Pig Iron Theatre Company / Chekov Lizardbrain
Friday & Saturday, March 23 – 24, 2012, at 8 p.m. The Colony Theater, 1040 Lincoln Road, Miami Beach
This Philadelphia-based ensemble will charge Miami with their OBIE Award-winning concoction of neuroscience and maladroit Russian melodrama. A lonely, Aspergian botanist conjures up a parade of unsettling and comic recollections in an attempt to shape his fractured memories into a comforting fiction. Pig Iron’s virtuosic physical performers spin a dizzying and poignant web of memory, vaudeville, and stories that won’t stay straight and which echo Chekov’s Three Sisters in hysterical antics.
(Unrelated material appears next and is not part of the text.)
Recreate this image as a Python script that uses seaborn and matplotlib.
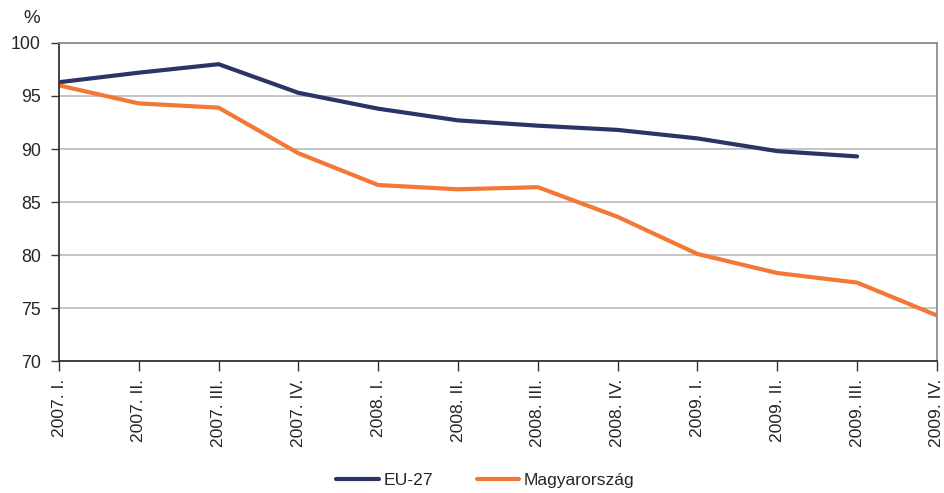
import pandas as pd
import matplotlib
matplotlib.use('Agg')
import matplotlib.pyplot as plt
import seaborn as sns

quarters = ['2007. I.', '2007. II.', '2007. III.', '2007. IV.',
            '2008. I.', '2008. II.', '2008. III.', '2008. IV.',
            '2009. I.', '2009. II.', '2009. III.', '2009. IV.']
eu27 = [96.3, 97.2, 98.0, 95.3, 93.8, 92.7, 92.2, 91.8, 91.0, 89.8, 89.3, None]
hungary = [96.0, 94.3, 93.9, 89.6, 86.6, 86.2, 86.4, 83.6, 80.1, 78.3, 77.4, 74.3]
series_names = ['EU-27', 'Magyarország']
colors = ['#2b3467', '#f37735']

df = pd.DataFrame({'quarter': quarters * 2,
                   'value': eu27 + hungary,
                   'series': [series_names[0]] * len(quarters) + [series_names[1]] * len(quarters)})
df = df.dropna()

sns.set_style('white')
plt.rcParams['font.family'] = ['Liberation Sans', 'DejaVu Sans']

fig = plt.figure(figsize=(9.44, 4.93), dpi=100)
ax = fig.add_axes([0.0625, 0.2677, 0.93, 0.6451])

sns.lineplot(data=df, x='quarter', y='value', hue='series', palette=colors,
             sort=False, linewidth=3, ax=ax)

ax.set_xlim(0, len(quarters) - 1)
ax.set_ylim(70, 100)
ax.set_yticks(range(70, 101, 5))
ax.set_xticks(range(len(quarters)))
ax.set_xticklabels(quarters, rotation=90, fontsize=12.6)
ax.tick_params(axis='y', labelsize=12.8, length=6, width=1, color='#333333', pad=7, left=True)
ax.tick_params(axis='x', length=7, width=1, color='#333333', pad=6, bottom=True)
ax.yaxis.grid(True, color='#c0c0c0', linewidth=1.3)
ax.set_axisbelow(True)
ax.set_xlabel('')
ax.set_ylabel('')

for side in ['left', 'bottom']:
    ax.spines[side].set_color('#333333')
    ax.spines[side].set_linewidth(1.3)
for side in ['top', 'right']:
    ax.spines[side].set_color('#8c8c8c')
    ax.spines[side].set_linewidth(1.3)

fig.text(0.034, 0.962, '%', fontsize=13.5, ha='center', va='center')

handles, labels = ax.get_legend_handles_labels()
ax.get_legend().remove()
fig.legend(handles, labels, loc='center', bbox_to_anchor=(0.514, 0.026), ncol=2, frameon=False,
           fontsize=12.6, handlelength=2.45, handletextpad=0.25, columnspacing=2.5,
           borderpad=0.2)

plt.savefig('out.png', dpi=100)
John Jasperse Company in Truth, Revised Histories, Wishful Thinking, and Flat Out Lies
Friday & Saturday, April 13 – 14, 2012, at 8 p.m. The Colony Theater, 1040 Lincoln Road, Miami Beach
Tickets: $10 – $30
Influential and innovative, American choreographer John Jasperse’s newest work addresses belief systems, the relative nature of truth and how we construct meaning in our lives. With a musical score by Bessie Award-winning composer, producer and musician Hahn Rowe, Jasperse develops the visual design for this production, some of which is inspired by the film Who’s Afraid of Virginia Woolf? Set for five dancers, including Jasperse, the work is visually stunning, sultry and tough. Known for rich content and a wry approach, Jasperse’s choreography explores heresy, radical ideas, delusional thoughts, and just plain nonsense.